By Ondine Jean-Baptiste . 

When your first name means “ray of sunlight in the morning,” there is no doubt that you will grow up to bring positivity and formidable change into the world. And so entered Kiran Gandhi, globetrotting musician and activist extraordinaire, whose radiance and power make anyone who comes across her work feel compelled to take action.

Kiran Gandhi, also known as her stage name Madame Gandhi, got her start in music the way she gets most things done: tenacity and sheer ambition. While working as Spotify’s first-ever digital marketing analyst, she saw that M.I.A. needed a drummer to accompany her on tour. She sent the musician a video drumming to the artist’s hit single “Bad Girls”, and the rest was history. Did I mention Gandhi was simultaneously attending Harvard Business School Monday through Friday?

Fantastic doesn’t even begin to describe Kiran Gandhi, but it’s a good start. There are few other individuals in her field who use their talents and platform to encourage gender equality, social justice, and intersectionality with their audiences. Now on the road as her own headlining act, Madame Gandhi has spent the better part of the past two years speaking, rapping, and singing to share her perspective on fourth-wave feminism.

The Future is Female

Gandhi frequently centers her messaging on the iconic phrase “The Future is Female,” even titling one of her songs on her latest EP as such. The saying has its roots in feminist history as the second-wave movement of the ‘70s revolved around empowering women and their distinct experiences as a marginalized group. As it relates to Gandhi, she explains:

“I used to be like, how can women break in to be more CEOs, more drummers, more artists, more festival organizers, and I’m not even on that tip anymore. To me right now, [the phrase] ‘the future is female’ is representing women being lightyears ahead in building our own alternatives in leadership, of safe spaces, of joyful spaces.”

The song “Her” on Gandhi’s EP Voices is about being underestimated as a woman, being fed up by the current system, and leaving to create in a parallel universe. This kind of futuristic imaginary Gandhi depicts is just one of the ways her radical perspective empowers marginalized folk to not only imagine their wildest dreams, but also turn those dreams into reality.


Being a successful woman of color in music

When asked about the music industry’s role in supporting brown female artists, Gandhi comments, “So many music labels come in and exploit communities of color because they understand that so much music is made in such vulnerable parts of the world.” She is an unsigned artist by choice, and the sheer number of musical festivals, speaking engagements, and tour dates alone prove that Gandhi does not even need a corporate team behind her to be successful. With such talent and high achievements, it is almost shocking that Gandhi has not let all the attention and success go to her head. To the contrary, she actually designs each show with the same purpose: to give back. She muses, “The point is actually to make somebody else feel joyful and elevated and inspired when they leave your show. And I think designing a set list that has high energy at the start and finish, with the introspective vulnerability in the middle, is really responsible because it shows everybody that it’s okay. It’s okay to have both moments and it’s okay to not feel your best at times and that all of us do, and here’s me showing you what that looks like on a stage…in the most honest way I can.”
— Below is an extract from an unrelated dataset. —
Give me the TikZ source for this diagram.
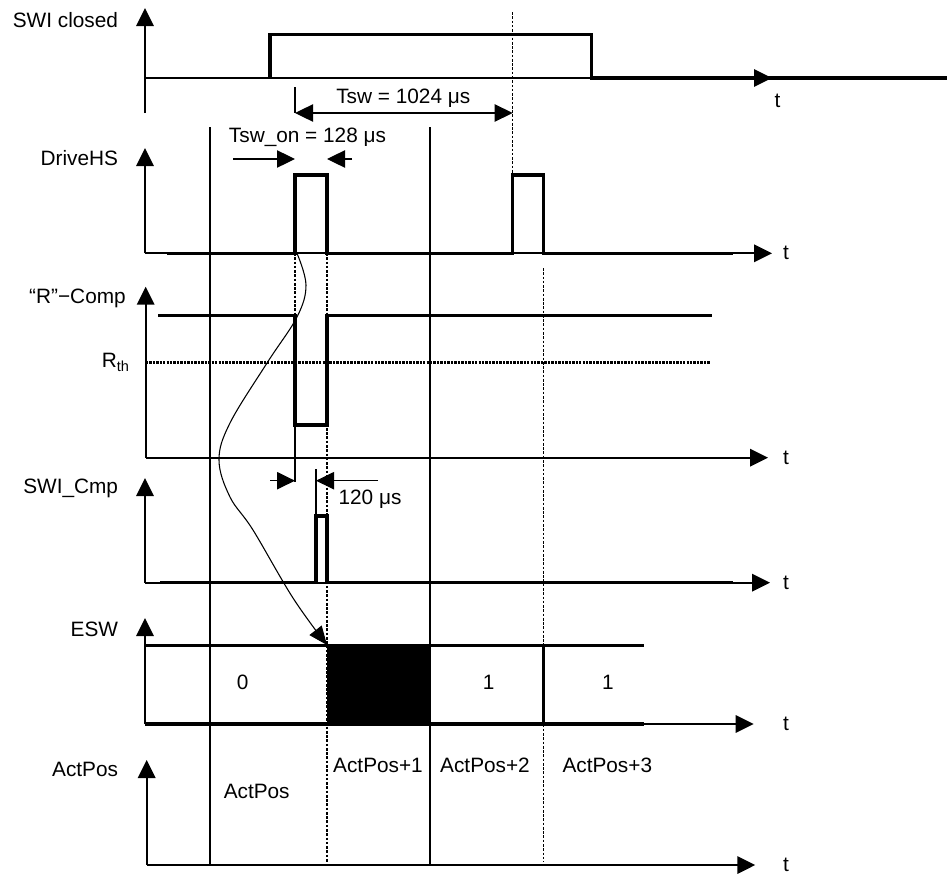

 Gandhi definitely acknowledges the trans-exclusionary nature of the phrase, “The Future is Female,” and asserts that she believes in giving new meaning to old sayings. “To me, when I say, ‘the future is female,’ it doesn’t mean one gender is superior than the other, it means that we will one day live in a world where we deeply value female energy, where we value the contribution of the female archetype so much so that we need it to survive and thrive as a society.”

No matter how big Gandhi gets, the significance she puts on giving back never wanes; she leaves each place and person better for her having been there. With increased visibility for women of color to speak out on how to make the world a better place, the future is looking pretty fantastic.